EXERCISE MATERIAL start

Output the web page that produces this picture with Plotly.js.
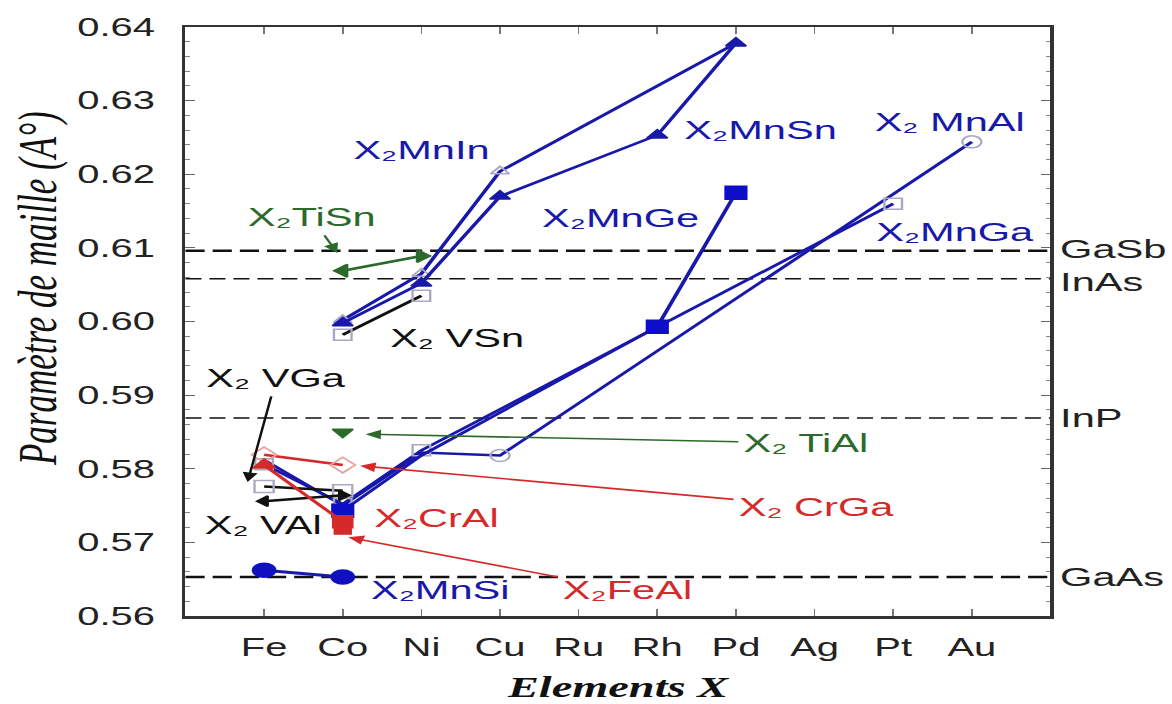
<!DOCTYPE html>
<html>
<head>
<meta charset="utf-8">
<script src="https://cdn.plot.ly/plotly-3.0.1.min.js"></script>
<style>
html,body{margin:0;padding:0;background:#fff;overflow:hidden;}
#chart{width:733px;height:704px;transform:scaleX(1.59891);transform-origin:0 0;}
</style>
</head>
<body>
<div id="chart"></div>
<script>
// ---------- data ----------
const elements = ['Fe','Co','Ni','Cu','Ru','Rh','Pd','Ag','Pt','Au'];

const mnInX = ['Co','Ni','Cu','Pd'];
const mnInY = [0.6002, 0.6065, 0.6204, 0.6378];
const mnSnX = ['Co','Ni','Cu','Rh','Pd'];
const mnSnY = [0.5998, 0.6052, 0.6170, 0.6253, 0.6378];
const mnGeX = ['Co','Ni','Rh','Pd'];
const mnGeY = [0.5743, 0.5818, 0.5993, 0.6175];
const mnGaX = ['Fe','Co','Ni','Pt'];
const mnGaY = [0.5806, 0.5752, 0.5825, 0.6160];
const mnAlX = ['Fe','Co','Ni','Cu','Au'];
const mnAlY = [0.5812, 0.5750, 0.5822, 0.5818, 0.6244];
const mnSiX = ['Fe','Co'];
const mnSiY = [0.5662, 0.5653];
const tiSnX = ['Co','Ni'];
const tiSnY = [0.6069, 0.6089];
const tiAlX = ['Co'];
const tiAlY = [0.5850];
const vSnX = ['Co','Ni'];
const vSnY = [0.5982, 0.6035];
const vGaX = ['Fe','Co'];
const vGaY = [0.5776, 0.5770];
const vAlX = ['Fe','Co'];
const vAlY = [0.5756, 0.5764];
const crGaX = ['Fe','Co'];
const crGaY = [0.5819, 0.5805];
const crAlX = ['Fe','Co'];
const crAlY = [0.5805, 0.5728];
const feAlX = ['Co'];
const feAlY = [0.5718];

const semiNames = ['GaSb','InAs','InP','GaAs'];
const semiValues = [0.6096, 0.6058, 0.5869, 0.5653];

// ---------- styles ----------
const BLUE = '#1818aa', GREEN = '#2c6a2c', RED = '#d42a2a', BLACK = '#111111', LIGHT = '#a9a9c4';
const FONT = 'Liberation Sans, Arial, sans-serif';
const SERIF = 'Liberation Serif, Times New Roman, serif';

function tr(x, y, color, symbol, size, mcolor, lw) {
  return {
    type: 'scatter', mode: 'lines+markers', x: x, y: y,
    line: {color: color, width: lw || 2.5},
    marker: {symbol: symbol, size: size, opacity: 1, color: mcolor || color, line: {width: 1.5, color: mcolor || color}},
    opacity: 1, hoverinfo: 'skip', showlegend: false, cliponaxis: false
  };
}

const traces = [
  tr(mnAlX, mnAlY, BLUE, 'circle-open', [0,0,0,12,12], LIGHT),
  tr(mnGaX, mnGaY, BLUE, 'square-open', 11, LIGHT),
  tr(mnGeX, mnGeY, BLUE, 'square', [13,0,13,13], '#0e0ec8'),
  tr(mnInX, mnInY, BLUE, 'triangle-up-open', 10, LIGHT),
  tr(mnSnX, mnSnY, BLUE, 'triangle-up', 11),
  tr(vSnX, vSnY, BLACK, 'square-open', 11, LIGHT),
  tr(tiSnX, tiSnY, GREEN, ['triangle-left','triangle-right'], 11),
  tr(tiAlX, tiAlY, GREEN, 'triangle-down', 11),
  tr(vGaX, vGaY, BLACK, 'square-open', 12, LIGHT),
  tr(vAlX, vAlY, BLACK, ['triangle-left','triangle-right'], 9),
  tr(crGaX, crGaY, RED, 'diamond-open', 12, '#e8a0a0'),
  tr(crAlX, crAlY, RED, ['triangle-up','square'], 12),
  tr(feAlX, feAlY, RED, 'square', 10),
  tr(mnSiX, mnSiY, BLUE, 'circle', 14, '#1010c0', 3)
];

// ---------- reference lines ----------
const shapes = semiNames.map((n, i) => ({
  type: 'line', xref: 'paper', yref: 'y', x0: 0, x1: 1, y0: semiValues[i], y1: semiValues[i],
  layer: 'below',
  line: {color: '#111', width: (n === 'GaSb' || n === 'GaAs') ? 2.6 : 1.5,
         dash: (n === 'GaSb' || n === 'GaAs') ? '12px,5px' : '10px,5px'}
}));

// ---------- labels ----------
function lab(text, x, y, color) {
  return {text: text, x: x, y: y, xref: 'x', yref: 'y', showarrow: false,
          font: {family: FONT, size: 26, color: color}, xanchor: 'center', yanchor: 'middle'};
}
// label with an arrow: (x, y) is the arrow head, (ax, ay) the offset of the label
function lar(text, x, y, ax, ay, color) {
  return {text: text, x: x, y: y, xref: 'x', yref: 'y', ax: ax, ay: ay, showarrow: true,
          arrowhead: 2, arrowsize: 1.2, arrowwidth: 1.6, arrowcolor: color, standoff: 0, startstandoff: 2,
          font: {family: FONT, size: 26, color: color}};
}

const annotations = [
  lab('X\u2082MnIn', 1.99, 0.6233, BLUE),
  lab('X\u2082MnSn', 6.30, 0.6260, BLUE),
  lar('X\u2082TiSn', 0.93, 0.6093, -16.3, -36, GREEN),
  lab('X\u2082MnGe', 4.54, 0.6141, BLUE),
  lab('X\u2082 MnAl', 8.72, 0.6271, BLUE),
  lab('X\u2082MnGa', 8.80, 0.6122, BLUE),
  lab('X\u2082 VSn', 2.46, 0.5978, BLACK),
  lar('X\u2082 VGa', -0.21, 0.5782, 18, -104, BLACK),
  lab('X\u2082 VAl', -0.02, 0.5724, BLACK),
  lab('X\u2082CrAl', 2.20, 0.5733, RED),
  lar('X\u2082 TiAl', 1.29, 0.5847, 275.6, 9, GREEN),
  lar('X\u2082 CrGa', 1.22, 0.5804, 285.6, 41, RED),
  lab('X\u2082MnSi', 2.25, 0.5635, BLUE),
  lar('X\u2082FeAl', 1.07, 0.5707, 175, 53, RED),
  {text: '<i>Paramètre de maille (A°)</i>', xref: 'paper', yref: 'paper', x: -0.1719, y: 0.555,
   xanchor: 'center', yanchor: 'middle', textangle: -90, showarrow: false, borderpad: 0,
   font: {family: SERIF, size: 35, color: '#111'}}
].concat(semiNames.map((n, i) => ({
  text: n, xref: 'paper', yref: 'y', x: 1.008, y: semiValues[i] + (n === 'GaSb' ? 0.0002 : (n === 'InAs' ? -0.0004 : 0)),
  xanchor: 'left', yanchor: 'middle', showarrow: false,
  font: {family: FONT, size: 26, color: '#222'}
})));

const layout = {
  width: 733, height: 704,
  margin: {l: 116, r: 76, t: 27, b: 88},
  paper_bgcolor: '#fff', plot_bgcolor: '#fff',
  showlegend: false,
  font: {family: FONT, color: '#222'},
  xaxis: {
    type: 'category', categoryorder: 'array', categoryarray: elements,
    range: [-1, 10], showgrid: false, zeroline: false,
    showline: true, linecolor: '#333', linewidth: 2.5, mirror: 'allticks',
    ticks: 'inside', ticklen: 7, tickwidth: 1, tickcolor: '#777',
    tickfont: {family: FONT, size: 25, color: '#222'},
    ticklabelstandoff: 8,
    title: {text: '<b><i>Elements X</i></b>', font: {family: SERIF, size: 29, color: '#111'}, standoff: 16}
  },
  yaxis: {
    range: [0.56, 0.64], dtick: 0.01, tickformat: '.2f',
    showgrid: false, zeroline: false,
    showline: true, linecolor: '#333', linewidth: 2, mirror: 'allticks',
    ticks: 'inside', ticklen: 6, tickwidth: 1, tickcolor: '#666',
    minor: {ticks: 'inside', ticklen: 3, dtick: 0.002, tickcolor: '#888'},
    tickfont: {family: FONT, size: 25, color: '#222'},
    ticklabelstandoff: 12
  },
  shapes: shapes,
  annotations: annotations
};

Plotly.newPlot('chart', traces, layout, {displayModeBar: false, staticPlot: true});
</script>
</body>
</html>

EXERCISE MATERIAL end
EXERCISE MATERIAL start

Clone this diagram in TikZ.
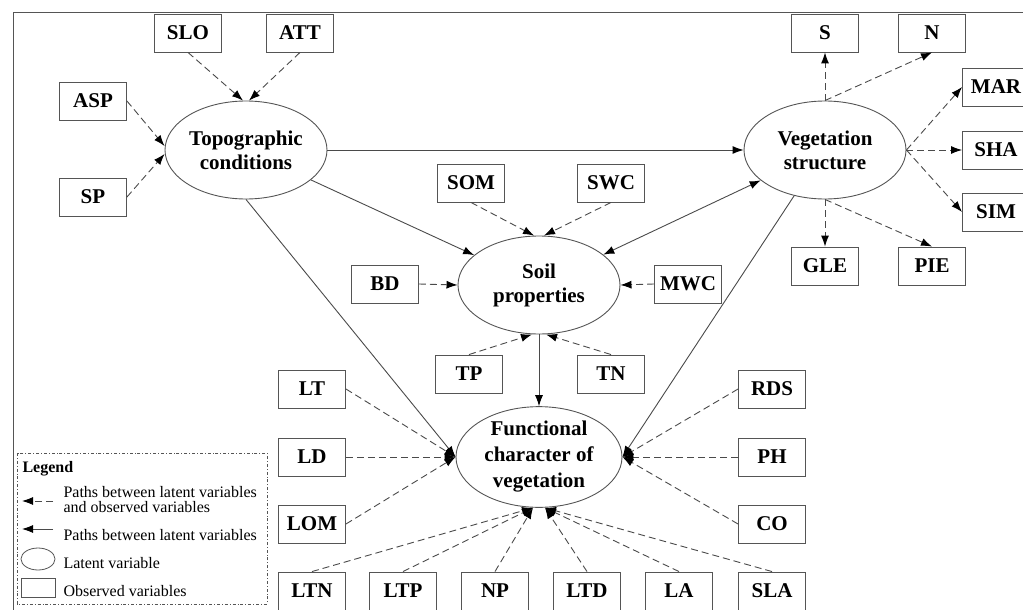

EXERCISE MATERIAL end

■ EXERCISE REQUIREMENTS:
Make an exact copy of the lines from the one holding "Output the web" through the one holding "elements = ['Fe','Co','Ni','Cu','Ru','Rh','Pd','Ag','Pt','Au'];", end lines included, without the pictures.

■ SOLUTION TO THE PROBLEM:
Output the web page that produces this picture with Plotly.js.
<!DOCTYPE html>
<html>
<head>
<meta charset="utf-8">
<script src="https://cdn.plot.ly/plotly-3.0.1.min.js"></script>
<style>
html,body{margin:0;padding:0;background:#fff;overflow:hidden;}
#chart{width:733px;height:704px;transform:scaleX(1.59891);transform-origin:0 0;}
</style>
</head>
<body>
<div id="chart"></div>
<script>
// ---------- data ----------
const elements = ['Fe','Co','Ni','Cu','Ru','Rh','Pd','Ag','Pt','Au'];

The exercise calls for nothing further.